Work to be completed:
Find the string "React" in the entries and copy each line that has it.

Records provided:
━━━━━━━━━━━━━━━━━━━━
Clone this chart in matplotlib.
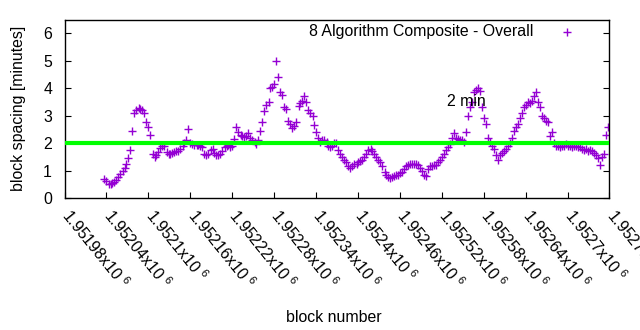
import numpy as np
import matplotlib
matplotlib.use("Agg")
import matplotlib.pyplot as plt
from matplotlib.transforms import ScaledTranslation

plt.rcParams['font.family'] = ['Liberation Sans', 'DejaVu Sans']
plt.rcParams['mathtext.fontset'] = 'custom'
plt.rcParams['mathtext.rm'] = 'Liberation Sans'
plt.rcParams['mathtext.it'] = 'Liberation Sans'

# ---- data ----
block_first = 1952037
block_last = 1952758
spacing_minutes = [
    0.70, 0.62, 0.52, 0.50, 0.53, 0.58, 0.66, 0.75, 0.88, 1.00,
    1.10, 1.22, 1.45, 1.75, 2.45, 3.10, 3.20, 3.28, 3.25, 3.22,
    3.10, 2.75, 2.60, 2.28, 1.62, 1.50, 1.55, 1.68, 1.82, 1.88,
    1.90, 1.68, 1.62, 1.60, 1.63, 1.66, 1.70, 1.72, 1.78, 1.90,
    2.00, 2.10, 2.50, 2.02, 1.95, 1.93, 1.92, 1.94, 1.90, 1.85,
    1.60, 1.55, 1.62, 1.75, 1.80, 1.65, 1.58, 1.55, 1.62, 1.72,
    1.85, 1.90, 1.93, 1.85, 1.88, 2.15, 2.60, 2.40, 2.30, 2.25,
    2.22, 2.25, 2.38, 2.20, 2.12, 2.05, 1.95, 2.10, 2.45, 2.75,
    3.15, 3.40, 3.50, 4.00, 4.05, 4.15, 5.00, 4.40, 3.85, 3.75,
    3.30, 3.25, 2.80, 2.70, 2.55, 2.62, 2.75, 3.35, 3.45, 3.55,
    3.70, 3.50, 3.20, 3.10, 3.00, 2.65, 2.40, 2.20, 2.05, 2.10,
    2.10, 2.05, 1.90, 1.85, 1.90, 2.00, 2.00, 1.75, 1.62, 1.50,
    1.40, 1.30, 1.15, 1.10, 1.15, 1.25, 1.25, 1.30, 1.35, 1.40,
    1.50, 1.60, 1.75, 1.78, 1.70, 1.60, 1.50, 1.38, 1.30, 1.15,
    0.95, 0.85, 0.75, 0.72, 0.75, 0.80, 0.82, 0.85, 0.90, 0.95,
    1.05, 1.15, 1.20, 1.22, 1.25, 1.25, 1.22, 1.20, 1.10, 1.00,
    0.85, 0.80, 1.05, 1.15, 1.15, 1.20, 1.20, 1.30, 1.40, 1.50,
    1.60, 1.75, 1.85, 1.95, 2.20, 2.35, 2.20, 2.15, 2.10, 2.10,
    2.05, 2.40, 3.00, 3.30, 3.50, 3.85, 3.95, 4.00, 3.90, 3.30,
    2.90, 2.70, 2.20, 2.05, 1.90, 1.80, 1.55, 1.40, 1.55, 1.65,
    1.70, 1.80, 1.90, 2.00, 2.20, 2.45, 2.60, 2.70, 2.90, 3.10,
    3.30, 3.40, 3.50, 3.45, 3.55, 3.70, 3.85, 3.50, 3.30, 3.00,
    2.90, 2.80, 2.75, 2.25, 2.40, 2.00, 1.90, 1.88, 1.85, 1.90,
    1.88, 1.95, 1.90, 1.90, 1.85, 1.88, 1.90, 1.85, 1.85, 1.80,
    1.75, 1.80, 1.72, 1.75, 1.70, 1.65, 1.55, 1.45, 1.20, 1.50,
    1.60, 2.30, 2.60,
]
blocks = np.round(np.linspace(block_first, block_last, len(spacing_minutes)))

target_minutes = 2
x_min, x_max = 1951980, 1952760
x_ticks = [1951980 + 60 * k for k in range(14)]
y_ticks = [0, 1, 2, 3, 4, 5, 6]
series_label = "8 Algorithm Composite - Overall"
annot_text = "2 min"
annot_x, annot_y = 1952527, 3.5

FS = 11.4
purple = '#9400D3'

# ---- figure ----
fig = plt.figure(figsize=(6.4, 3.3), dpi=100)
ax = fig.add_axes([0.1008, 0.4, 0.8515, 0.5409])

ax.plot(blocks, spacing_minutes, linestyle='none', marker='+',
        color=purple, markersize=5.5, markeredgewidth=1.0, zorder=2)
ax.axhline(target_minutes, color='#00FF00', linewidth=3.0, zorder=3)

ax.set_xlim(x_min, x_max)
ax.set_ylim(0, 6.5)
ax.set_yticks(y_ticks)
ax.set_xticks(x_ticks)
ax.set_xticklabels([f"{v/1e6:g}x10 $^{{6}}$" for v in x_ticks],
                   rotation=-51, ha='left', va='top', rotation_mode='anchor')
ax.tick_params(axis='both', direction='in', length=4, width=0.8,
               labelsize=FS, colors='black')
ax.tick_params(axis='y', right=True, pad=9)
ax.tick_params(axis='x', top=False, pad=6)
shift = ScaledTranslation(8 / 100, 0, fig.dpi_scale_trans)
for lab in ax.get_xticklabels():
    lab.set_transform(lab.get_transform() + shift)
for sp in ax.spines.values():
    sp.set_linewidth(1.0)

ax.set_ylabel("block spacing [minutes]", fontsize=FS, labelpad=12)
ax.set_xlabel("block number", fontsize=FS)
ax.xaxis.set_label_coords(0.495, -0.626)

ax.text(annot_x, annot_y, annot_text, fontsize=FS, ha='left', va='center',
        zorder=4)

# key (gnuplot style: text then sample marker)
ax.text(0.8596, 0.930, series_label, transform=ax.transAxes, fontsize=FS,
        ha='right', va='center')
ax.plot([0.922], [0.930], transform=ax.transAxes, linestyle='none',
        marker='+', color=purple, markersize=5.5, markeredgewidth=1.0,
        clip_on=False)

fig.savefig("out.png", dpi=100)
━━━━━━━━━━━━━━━━━━━━
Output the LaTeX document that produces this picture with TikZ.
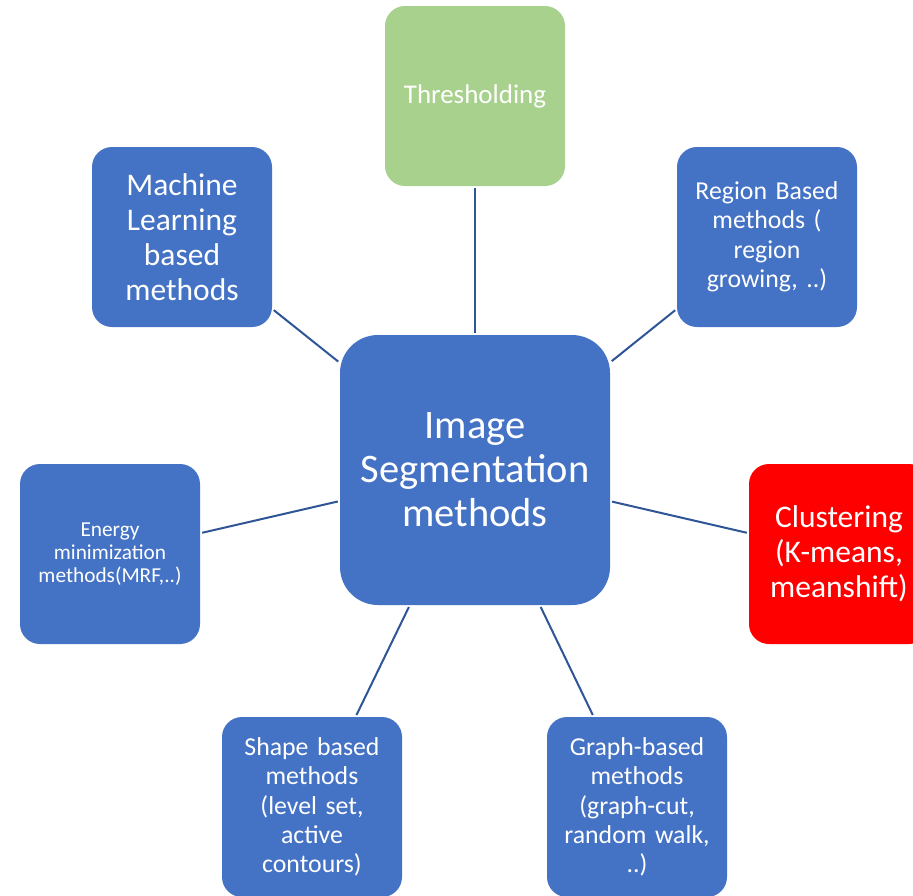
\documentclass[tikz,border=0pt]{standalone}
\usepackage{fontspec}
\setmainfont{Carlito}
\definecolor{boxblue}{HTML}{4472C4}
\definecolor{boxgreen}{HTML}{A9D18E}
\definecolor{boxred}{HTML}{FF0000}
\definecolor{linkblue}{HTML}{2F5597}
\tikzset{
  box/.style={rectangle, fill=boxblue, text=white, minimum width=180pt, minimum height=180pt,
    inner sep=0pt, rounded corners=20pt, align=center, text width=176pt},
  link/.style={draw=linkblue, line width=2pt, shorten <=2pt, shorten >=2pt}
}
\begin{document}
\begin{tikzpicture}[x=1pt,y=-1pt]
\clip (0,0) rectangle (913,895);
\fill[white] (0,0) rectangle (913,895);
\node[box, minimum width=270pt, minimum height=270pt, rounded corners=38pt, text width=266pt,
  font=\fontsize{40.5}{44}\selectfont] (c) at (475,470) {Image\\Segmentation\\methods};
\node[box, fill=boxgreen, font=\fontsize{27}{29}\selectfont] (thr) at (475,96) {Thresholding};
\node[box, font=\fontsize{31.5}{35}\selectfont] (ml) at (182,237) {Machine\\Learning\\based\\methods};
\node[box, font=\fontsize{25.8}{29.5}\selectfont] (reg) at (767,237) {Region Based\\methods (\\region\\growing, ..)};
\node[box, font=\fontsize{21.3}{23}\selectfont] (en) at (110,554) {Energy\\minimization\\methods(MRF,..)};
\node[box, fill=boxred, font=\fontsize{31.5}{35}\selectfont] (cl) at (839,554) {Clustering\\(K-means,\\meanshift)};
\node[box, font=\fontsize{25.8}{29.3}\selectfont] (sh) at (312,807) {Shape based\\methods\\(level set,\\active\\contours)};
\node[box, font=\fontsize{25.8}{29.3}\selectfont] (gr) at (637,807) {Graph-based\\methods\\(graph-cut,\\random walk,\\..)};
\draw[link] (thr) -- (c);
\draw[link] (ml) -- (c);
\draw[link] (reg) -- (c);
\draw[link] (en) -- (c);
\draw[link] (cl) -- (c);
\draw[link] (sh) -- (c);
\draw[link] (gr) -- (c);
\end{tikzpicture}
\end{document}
━━━━━━━━━━━━━━━━━━━━
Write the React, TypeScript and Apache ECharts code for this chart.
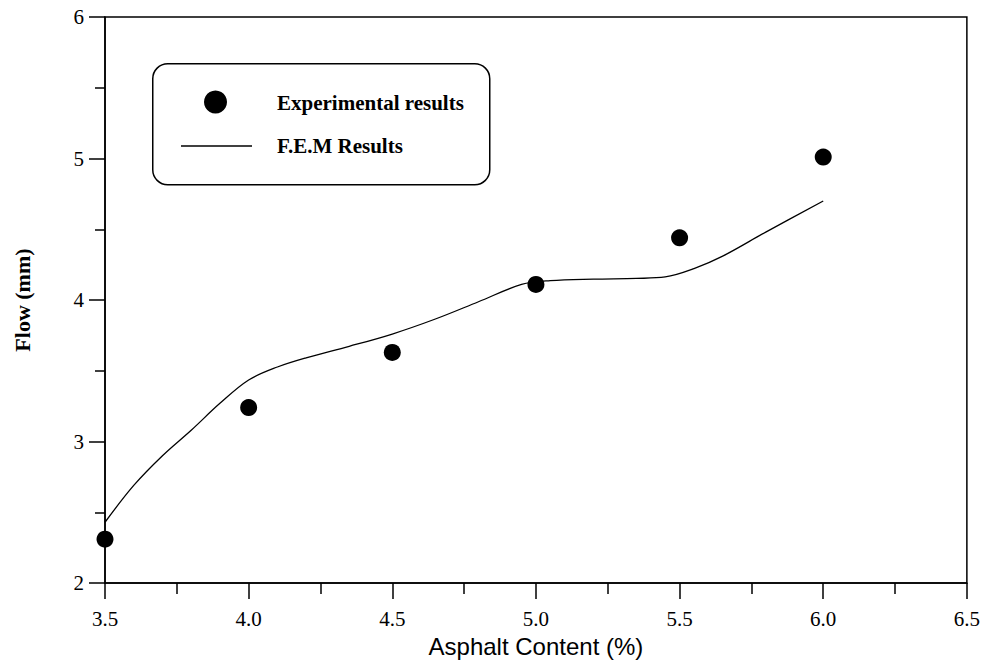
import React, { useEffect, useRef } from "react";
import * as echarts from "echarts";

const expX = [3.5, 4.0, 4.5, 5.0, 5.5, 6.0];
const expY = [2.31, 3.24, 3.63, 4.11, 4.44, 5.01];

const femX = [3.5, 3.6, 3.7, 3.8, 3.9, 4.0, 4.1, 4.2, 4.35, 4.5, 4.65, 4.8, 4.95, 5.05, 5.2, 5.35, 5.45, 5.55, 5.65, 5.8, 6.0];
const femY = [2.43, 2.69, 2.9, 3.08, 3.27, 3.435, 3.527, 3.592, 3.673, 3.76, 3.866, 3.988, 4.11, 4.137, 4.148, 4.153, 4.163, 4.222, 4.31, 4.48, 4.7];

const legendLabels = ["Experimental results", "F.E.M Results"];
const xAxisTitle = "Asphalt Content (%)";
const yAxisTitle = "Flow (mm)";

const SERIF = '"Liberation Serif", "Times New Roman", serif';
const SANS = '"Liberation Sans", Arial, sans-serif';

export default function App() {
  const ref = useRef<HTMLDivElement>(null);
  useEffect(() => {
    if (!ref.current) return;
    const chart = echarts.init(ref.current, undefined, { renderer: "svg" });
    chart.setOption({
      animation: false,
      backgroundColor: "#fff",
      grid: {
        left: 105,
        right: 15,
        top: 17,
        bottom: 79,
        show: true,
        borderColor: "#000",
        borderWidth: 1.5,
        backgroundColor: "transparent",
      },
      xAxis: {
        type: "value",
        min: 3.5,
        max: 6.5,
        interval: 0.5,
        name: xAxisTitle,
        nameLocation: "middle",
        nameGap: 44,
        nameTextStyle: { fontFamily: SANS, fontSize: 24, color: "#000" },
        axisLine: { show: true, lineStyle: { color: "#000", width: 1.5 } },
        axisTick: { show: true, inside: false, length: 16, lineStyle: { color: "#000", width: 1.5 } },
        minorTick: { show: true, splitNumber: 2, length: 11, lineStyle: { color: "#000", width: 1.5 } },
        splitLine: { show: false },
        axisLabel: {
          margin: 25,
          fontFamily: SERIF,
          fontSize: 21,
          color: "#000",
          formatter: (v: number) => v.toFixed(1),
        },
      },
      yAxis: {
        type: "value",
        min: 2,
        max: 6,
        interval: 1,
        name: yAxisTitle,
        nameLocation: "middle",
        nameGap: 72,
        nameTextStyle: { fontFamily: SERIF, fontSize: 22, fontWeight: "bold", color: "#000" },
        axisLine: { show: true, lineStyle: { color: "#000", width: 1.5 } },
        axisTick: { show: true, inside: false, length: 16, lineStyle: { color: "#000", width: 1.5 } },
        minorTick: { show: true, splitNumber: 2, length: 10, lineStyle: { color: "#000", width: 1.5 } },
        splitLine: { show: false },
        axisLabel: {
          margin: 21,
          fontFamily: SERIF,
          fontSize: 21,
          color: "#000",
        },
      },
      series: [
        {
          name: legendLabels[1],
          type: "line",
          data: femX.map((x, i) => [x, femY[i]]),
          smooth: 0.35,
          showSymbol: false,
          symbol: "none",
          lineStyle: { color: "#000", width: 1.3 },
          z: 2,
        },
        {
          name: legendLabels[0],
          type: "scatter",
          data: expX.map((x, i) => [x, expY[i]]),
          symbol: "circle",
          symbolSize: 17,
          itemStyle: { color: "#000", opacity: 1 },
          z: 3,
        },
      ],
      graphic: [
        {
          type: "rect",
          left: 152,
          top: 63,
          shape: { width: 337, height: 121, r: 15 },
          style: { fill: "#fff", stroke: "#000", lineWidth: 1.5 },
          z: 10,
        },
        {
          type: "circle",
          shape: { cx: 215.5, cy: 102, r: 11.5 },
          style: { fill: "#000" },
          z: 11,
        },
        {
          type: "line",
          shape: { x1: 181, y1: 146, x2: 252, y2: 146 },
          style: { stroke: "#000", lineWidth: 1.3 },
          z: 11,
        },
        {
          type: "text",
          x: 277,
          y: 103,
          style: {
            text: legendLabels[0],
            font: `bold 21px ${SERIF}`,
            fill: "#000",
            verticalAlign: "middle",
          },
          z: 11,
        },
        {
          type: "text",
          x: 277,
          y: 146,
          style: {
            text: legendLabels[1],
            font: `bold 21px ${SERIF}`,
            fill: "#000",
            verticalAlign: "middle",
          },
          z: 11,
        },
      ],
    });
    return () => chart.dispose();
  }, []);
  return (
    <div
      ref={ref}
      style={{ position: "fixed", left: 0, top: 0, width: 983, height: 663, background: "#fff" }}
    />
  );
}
━━━━━━━━━━━━━━━━━━━━
Correct output:
Write the React, TypeScript and Apache ECharts code for this chart.
import React, { useEffect, useRef } from "react";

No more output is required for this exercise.